By Joe Baker, Senior Editor

Much is made in the national media these days of the results of public opinion polls. They are used to “prove” nearly any point of view the media wish to promote.

One of the first such polls was done by Gallup in 1997. This was a “poll on polls.” To no one’s surprise Gallup found that polls are accurate in measuring public opinion.

Last month, Retro Poll, a new grassroots polling group, conducted a different type of poll. They asked, “Does the public opinion reported in the major media polls reflect the true beliefs of those polled?”

Using random samples and the same methods as companies like Gallup, the pollster says its results showed the degree to which Americans accept major media misinformation and disinformation as fact.

The poll was taken between Sept. 20 and Oct. 6 of this year. It used the war on Iraq as its central issue. Some 150 people from 39 states were queried. Of that sample, 65 individuals believed Saddam Hussein and al Qaeda terrorists are linked; a theory advocated by the Bush administration. The poll said among this group, the war was supported 2:1. That’s about the same margin that ABC News said Americans supported the war on Sept. 27.

But the 33 others in the poll who did not buy the al Qaeda claim rejected the war by a margin of 4:1. The remainder were undecided.

Retro Poll said the difference “suggests by continually highlighting Washington’s viewpoint unchallenged, the news bureaus can change the facts in the minds of many Americans. The opinions formed from those unsubstantiated facts are then used by polling organizations to report back the values, ideas and thinking of the public.”

Dr. Mark Sapir, a long-time activist, said: “Corporate media don’t look at antecedent events. They just say, ‘This is what the public thinks.’ The idea of Retro Poll is that you’ve got to look behind.”

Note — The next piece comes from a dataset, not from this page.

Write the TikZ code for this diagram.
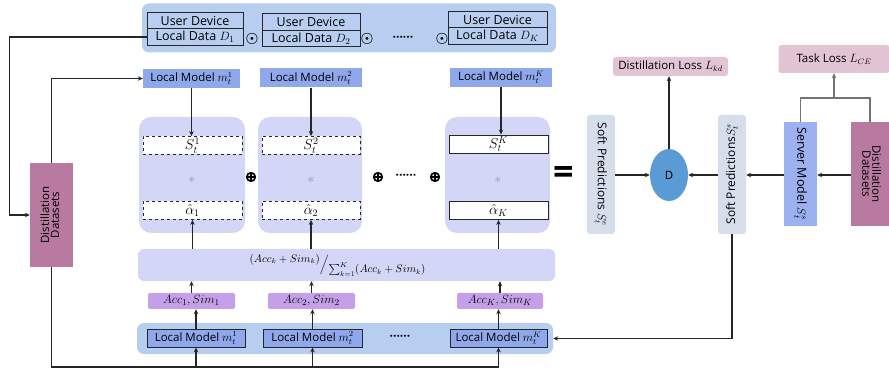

Other results obtained by the poll showed 82.7 percent of those polled believed the U.S. should prove its charges against another nation before attacking it. Some 89.2 percent thought the U.S. should make international efforts to prosecute war crimes rather than unilateral prosecution. When queried about the war on terror, 80.4 percent of the respondents were opposed to such outlaw practices as torturing prisoners, and 71 percent were against holding suspects without charges, proof or trials.

The pollsters say that shows Americans’ basic values are still very democratic and fair and suggest some opposition to the anti-civil liberties actions of the Department of Justice.

Dr. Sapir commented: “These questions show the same thing. The American people are not for Bush’s wars. It’s only the misinformation that’s causing this.”

Although the polling sample was small , it was large enough to yield significant results. Poll takers said a larger sample simply reduces the margin of error. Retro Poll had a margin of error of plus or minus 6 to 8 percent.

Justin Lewis, author of Constructing Public Opinion, said the results are statistically significant, particularly when the numbers of 70 and 80 percent responses are considered.